DO THIS:
Skip the pictures, please, and write out exactly the lines from the opening of the data through the line containing "const yTickText = ['0', '1.5'];".

DATA BLOCK:
---+---

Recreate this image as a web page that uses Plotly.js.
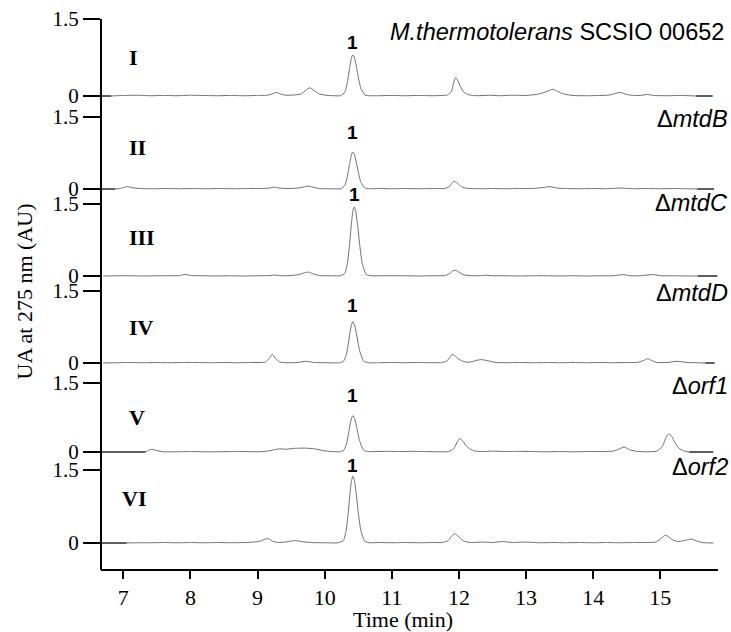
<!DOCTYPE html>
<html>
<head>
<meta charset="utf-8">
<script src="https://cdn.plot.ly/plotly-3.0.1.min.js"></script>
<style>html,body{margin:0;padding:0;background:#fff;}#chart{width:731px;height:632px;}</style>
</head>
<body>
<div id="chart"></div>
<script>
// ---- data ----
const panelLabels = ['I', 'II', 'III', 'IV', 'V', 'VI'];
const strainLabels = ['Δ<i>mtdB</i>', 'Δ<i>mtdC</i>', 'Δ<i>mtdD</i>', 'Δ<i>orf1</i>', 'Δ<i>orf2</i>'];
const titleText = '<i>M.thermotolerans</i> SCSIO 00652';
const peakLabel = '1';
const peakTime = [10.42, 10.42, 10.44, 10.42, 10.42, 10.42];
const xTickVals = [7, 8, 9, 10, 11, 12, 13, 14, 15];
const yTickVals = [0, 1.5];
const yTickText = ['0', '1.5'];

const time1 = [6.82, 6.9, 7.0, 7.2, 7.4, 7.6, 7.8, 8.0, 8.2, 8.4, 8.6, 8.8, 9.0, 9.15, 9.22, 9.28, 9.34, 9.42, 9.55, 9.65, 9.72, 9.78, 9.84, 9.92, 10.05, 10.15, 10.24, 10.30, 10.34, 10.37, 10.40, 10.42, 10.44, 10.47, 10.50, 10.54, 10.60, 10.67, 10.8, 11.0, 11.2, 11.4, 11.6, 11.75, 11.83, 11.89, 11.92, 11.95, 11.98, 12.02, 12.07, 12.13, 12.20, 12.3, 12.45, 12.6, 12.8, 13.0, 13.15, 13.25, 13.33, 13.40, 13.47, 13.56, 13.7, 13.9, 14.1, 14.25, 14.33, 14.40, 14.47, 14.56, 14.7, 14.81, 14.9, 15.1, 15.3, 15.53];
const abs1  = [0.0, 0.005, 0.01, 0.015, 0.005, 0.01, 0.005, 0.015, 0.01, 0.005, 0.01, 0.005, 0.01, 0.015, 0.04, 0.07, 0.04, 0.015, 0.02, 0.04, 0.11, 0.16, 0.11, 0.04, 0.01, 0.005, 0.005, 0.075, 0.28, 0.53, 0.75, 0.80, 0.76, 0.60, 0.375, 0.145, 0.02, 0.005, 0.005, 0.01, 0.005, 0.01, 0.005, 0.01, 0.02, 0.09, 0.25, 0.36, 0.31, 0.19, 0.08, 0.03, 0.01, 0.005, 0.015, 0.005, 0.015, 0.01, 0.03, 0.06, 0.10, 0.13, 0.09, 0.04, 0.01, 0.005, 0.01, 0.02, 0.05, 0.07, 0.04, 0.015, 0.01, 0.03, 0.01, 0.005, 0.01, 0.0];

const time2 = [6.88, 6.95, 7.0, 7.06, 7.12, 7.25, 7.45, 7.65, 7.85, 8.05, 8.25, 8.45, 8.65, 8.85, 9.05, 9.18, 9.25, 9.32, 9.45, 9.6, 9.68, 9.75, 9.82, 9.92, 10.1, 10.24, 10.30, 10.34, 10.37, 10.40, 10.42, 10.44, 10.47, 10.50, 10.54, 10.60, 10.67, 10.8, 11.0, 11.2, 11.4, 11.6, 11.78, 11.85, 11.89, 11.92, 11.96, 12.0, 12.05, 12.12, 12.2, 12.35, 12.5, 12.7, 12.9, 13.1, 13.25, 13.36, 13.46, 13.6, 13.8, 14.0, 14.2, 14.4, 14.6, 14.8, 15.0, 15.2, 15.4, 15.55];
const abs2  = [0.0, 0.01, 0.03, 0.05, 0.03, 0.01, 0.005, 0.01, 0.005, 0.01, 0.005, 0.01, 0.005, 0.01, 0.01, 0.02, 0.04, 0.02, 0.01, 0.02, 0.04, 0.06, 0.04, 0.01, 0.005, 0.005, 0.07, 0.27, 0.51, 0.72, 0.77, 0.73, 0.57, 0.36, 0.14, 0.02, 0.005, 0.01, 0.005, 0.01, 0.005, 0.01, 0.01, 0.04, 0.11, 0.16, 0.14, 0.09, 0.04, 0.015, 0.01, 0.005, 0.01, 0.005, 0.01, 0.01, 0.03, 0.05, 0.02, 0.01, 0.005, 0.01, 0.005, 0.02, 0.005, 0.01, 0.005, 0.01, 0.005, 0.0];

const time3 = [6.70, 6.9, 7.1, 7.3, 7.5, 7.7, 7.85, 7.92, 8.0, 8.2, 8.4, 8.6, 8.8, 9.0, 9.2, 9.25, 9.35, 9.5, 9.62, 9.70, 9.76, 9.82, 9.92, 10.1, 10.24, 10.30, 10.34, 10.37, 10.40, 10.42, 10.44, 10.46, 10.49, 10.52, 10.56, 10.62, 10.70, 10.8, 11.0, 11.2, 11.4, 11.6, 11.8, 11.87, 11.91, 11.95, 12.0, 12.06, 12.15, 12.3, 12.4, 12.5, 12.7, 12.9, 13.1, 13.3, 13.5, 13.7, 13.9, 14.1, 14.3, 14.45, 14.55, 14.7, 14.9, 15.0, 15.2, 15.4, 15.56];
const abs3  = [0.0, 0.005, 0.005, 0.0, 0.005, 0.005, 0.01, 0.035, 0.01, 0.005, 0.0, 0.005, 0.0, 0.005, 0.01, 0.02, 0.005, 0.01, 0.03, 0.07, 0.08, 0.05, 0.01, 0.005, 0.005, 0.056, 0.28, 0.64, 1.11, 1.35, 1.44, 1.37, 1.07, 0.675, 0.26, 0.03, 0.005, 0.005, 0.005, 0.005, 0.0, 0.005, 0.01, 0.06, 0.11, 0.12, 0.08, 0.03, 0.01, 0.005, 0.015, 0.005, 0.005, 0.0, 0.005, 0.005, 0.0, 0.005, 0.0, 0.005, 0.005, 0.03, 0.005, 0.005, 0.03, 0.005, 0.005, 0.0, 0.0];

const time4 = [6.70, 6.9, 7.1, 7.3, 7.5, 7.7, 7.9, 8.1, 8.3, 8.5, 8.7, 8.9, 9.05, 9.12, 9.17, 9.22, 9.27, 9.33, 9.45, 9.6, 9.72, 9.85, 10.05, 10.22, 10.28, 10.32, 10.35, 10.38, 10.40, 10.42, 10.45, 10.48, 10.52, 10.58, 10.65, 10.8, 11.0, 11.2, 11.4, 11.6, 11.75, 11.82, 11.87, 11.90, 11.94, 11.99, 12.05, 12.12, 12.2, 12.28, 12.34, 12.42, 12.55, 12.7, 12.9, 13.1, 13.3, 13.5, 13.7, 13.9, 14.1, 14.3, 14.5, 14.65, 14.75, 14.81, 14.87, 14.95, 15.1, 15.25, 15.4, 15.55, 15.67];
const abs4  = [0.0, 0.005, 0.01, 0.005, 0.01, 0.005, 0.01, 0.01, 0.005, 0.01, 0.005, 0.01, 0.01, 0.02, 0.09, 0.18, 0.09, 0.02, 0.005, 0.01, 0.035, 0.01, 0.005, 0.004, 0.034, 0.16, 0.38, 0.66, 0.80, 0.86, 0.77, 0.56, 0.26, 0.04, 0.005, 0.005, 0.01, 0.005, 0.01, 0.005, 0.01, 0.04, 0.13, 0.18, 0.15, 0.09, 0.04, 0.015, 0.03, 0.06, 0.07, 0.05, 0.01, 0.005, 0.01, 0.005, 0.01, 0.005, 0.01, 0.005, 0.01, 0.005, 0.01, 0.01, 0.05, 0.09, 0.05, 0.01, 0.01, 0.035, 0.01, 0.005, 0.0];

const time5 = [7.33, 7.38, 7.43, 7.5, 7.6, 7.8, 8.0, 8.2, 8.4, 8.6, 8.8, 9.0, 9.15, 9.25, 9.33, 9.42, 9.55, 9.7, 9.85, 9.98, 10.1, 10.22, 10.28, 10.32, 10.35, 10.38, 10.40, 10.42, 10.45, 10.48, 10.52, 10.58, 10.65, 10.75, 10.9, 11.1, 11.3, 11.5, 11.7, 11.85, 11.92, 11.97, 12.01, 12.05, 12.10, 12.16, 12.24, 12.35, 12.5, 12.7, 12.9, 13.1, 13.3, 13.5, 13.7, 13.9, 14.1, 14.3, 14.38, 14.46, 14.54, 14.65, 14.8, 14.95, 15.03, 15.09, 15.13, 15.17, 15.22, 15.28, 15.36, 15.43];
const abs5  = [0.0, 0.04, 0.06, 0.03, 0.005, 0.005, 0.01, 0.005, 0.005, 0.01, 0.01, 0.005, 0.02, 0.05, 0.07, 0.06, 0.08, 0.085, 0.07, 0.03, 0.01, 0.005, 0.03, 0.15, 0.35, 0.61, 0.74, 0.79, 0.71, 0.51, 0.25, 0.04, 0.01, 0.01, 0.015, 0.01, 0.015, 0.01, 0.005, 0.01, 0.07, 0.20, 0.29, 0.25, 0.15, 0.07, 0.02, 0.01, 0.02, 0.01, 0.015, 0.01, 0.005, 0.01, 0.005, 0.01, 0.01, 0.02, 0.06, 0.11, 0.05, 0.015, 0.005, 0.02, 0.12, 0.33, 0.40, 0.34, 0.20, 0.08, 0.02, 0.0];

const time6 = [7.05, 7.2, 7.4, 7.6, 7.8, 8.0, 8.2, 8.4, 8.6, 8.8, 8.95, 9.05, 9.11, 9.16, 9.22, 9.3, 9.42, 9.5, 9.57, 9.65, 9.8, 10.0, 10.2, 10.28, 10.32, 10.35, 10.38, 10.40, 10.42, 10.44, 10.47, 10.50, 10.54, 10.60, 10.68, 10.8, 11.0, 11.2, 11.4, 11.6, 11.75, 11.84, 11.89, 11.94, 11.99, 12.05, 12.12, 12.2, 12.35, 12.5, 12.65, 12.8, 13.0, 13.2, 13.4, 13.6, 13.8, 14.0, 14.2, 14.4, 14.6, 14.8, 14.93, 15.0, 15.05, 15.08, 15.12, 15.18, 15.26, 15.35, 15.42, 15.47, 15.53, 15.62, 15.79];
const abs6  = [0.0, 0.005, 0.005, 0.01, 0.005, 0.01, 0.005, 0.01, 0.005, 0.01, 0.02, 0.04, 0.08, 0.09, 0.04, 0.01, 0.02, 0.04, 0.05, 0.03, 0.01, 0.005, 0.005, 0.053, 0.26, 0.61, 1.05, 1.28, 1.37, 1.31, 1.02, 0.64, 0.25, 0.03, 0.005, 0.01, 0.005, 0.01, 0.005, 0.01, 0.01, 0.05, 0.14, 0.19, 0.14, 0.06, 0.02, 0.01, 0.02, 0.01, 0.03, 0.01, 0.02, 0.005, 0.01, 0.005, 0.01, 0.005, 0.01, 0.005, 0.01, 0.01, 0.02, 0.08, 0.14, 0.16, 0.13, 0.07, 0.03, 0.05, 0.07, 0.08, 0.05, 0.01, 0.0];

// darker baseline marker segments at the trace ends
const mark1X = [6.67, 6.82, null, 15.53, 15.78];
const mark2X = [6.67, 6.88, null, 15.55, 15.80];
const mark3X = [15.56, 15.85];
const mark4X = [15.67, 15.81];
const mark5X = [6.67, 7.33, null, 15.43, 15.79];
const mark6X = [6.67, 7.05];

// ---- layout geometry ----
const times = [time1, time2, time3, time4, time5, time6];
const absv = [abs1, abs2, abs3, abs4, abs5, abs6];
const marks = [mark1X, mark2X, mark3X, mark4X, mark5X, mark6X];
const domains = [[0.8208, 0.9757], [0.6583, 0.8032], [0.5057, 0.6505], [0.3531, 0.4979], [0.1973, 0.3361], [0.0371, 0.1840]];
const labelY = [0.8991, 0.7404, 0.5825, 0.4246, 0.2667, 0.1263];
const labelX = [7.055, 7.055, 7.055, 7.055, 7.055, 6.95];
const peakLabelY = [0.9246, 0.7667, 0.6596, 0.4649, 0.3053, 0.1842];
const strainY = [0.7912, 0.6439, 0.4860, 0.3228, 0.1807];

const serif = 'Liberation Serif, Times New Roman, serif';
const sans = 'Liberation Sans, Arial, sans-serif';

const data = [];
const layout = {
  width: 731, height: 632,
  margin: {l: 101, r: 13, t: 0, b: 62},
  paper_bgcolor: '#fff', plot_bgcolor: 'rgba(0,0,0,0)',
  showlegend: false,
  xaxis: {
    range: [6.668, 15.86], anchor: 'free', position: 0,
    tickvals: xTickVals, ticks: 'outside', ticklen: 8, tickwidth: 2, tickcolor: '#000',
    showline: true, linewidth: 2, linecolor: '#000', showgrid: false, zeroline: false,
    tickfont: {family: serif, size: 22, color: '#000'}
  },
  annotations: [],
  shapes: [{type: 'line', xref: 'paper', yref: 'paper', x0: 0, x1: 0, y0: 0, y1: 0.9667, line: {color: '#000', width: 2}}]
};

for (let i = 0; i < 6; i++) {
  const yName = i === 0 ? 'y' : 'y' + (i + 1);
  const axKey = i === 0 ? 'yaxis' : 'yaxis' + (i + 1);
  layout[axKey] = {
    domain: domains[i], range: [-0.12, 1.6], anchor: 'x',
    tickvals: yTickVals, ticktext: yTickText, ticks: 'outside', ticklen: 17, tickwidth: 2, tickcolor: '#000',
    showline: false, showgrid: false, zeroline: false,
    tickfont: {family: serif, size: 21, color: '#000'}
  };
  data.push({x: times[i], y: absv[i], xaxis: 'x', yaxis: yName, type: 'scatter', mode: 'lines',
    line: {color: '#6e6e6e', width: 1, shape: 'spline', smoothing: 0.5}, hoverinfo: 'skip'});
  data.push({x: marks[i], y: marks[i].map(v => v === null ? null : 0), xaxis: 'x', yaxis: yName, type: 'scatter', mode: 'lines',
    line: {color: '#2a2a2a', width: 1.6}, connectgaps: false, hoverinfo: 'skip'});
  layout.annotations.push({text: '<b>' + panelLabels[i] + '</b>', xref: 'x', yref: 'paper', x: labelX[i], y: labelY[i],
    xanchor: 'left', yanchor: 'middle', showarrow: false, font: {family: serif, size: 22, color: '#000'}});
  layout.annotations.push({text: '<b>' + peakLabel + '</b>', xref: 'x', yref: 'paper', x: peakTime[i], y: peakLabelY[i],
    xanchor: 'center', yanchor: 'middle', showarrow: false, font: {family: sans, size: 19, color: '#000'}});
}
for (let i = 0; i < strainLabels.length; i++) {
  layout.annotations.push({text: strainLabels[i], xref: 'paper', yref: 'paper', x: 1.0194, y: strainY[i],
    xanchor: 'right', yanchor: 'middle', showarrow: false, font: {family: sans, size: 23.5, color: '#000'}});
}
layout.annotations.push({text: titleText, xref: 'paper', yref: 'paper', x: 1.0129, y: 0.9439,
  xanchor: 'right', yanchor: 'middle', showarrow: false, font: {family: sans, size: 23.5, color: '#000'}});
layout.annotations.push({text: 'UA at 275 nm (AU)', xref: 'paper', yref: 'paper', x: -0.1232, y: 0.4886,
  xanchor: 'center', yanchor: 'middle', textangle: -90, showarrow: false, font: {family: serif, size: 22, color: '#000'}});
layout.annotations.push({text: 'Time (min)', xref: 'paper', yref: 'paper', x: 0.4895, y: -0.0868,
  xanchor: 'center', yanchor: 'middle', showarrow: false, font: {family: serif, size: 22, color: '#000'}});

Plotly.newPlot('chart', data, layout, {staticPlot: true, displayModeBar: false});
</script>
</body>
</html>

---+---

FINISHED TASK:
Recreate this image as a web page that uses Plotly.js.
<!DOCTYPE html>
<html>
<head>
<meta charset="utf-8">
<script src="https://cdn.plot.ly/plotly-3.0.1.min.js"></script>
<style>html,body{margin:0;padding:0;background:#fff;}#chart{width:731px;height:632px;}</style>
</head>
<body>
<div id="chart"></div>
<script>
// ---- data ----
const panelLabels = ['I', 'II', 'III', 'IV', 'V', 'VI'];
const strainLabels = ['Δ<i>mtdB</i>', 'Δ<i>mtdC</i>', 'Δ<i>mtdD</i>', 'Δ<i>orf1</i>', 'Δ<i>orf2</i>'];
const titleText = '<i>M.thermotolerans</i> SCSIO 00652';
const peakLabel = '1';
const peakTime = [10.42, 10.42, 10.44, 10.42, 10.42, 10.42];
const xTickVals = [7, 8, 9, 10, 11, 12, 13, 14, 15];
const yTickVals = [0, 1.5];
const yTickText = ['0', '1.5'];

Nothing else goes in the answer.